Ce que les autorités ne disent pas, c’est que la révision de la Constitution fait du président de la République un monarque disposant ainsi de tous les pouvoirs (exécutif, législatif et judiciaire). En effet, il a le droit de nommer le premier ministre et de mettre fin à ses fonctions sans qu’il soit nécessaire que celui-ci lui présente sa démission. En d’autres termes, il peut changer ses premiers ministres comme bon lui semble. Aussi, le projet de révision permet au monarque de déverrouiller l’alinéa 2 de l’article 118 de la Constitution qui dit : “(…) La révision n’est définitive qu’après avoir été approuvée par referendum”. Le nouveau projet adopté institue une procédure de révision constitutionnelle par voie parlementaire sur la simple saisine du président de la République. Désormais le président de la République aura la main libre de faire et de défaire la Constitution pour s’éterniser au pouvoir. Ce qui constitue un véritable danger pour notre démocratie naissante, selon un observateur.
Enfin, le projet de révision va faire pousser les germes de la partition du Mali posés par l’installation des autorités dites intérimaires en leur donnant une valeur constitutionnelle.
Selon le Dr Bréhima Fomba, juriste et chargé de cours à l’université de Bamako, le futur acte fondamental du Mali contient des propositions de modifications qui organisent véritablement la partition du pays. « Il sent les germes de cette partition, particulièrement aux alentours des articles 92 à 98 », dit-il. Deux articles qui matérialisent suffisamment la constitutionnalisation de la libre administration au Mali.
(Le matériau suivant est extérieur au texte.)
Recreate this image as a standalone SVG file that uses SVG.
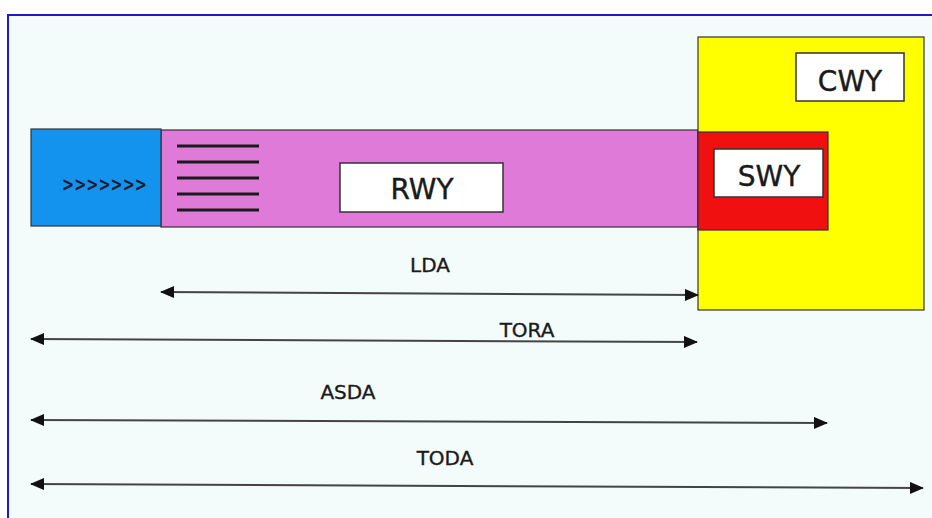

Selon l’analyse de M. Fomba, l’article 92 est l’acte officiel d’enterrement des articles 97 et 98 de la Constitution de 1992 disposant respectivement que « Les collectivités territoriales sont créées et administrées dans les conditions définies par la loi » et que les « Les collectivités s’administrent librement par des Conseils élus et dans les conditions fixées par la loi ». En effet l’article 97 du nouveau projet stipule: « Les collectivités territoriales de la République sont la Commune, le Cercle, la Région, le District. Toute autre collectivité territoriale, le cas échéant en lieu et place de celles-ci, ou à statut particulier, est créée par la loi ».
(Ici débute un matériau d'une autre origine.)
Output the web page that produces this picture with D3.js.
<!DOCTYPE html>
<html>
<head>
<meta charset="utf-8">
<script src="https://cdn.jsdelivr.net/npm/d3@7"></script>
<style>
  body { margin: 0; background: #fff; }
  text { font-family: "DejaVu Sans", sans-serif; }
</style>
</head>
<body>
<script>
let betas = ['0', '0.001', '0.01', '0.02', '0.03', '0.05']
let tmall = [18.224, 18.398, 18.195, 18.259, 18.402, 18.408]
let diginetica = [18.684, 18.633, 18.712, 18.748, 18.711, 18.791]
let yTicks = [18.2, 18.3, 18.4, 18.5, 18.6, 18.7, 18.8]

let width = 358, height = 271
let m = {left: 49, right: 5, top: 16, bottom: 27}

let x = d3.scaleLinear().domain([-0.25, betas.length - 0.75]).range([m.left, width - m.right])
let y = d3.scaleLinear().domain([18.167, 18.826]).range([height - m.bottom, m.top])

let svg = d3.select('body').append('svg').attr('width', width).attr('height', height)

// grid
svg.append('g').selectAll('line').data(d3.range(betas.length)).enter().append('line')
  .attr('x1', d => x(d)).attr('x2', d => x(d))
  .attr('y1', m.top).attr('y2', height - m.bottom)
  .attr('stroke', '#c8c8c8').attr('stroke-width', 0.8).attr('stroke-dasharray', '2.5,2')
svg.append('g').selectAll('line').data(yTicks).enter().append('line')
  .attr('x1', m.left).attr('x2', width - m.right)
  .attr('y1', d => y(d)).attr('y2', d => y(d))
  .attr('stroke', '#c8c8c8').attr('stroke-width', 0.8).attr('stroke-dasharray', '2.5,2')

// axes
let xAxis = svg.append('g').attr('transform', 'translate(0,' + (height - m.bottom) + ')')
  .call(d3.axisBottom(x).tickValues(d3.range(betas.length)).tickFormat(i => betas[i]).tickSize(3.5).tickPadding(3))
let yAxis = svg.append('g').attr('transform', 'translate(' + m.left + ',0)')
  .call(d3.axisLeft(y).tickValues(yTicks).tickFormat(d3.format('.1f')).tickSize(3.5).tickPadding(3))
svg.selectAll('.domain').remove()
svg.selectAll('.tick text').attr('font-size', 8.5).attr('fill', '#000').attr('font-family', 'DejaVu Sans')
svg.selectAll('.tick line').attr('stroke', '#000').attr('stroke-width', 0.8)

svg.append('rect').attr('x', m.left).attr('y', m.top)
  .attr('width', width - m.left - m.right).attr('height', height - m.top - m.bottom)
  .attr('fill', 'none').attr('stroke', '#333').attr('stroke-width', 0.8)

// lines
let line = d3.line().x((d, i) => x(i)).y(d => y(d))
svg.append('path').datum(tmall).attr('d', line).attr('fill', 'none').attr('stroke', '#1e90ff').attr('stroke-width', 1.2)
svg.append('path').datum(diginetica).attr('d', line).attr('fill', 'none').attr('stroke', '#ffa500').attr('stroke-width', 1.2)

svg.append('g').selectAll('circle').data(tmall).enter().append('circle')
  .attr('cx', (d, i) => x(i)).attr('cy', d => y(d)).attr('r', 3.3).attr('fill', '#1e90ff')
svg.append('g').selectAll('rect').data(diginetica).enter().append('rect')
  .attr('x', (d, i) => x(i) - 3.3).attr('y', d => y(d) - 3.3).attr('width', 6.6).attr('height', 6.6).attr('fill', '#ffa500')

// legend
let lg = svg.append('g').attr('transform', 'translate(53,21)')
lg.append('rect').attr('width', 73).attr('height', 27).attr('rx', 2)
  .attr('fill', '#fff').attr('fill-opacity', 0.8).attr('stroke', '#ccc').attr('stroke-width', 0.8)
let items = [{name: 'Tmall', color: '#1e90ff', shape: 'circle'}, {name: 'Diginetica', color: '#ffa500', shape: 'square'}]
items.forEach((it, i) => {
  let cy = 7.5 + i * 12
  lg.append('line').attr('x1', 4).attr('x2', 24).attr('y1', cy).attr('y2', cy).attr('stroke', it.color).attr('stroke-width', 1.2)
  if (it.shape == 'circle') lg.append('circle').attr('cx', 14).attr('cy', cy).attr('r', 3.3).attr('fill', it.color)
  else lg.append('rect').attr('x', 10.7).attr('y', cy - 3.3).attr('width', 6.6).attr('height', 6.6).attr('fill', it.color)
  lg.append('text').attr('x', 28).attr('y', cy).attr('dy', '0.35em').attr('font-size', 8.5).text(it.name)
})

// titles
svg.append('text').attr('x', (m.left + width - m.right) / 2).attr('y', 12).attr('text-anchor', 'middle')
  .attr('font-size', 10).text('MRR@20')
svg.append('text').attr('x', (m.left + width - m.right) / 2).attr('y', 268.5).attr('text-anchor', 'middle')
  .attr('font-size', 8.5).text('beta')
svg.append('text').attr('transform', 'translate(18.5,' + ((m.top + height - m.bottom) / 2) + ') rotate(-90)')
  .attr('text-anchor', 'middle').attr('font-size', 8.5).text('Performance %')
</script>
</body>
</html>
Comme si cela ne suffisait pas, le projet de loi constitutionnelle précise : « Les collectivités territoriales ont vocation à prendre les décisions pour l’ensemble des compétences qui peuvent le mieux être mises en oeuvre à leur échelon et bénéficient dans les cadres législatifs ou règlementaires préétablis d’un large transfert de compétences et de ressources et jouissent de pouvoirs juridiques, administratifs et financiers appropriées ». Et l’article 94 participe de cette même logique séparatiste : au niveau de son dernier alinéa : « Toutefois, lorsque l’exercice d’une compétence nécessite le concours de plusieurs collectivités, la loi peut autoriser l’une d’entre elles ou un de leurs groupements à organiser les modalités de leur action commune ».
En définitive, le sujet de la révision constitutionnelle a tout d’un débat qui vient pourrir la vie déjà insupportable des Maliens qui sont plutôt préoccupés par les innombrables problèmes qui les hantent au quotidien.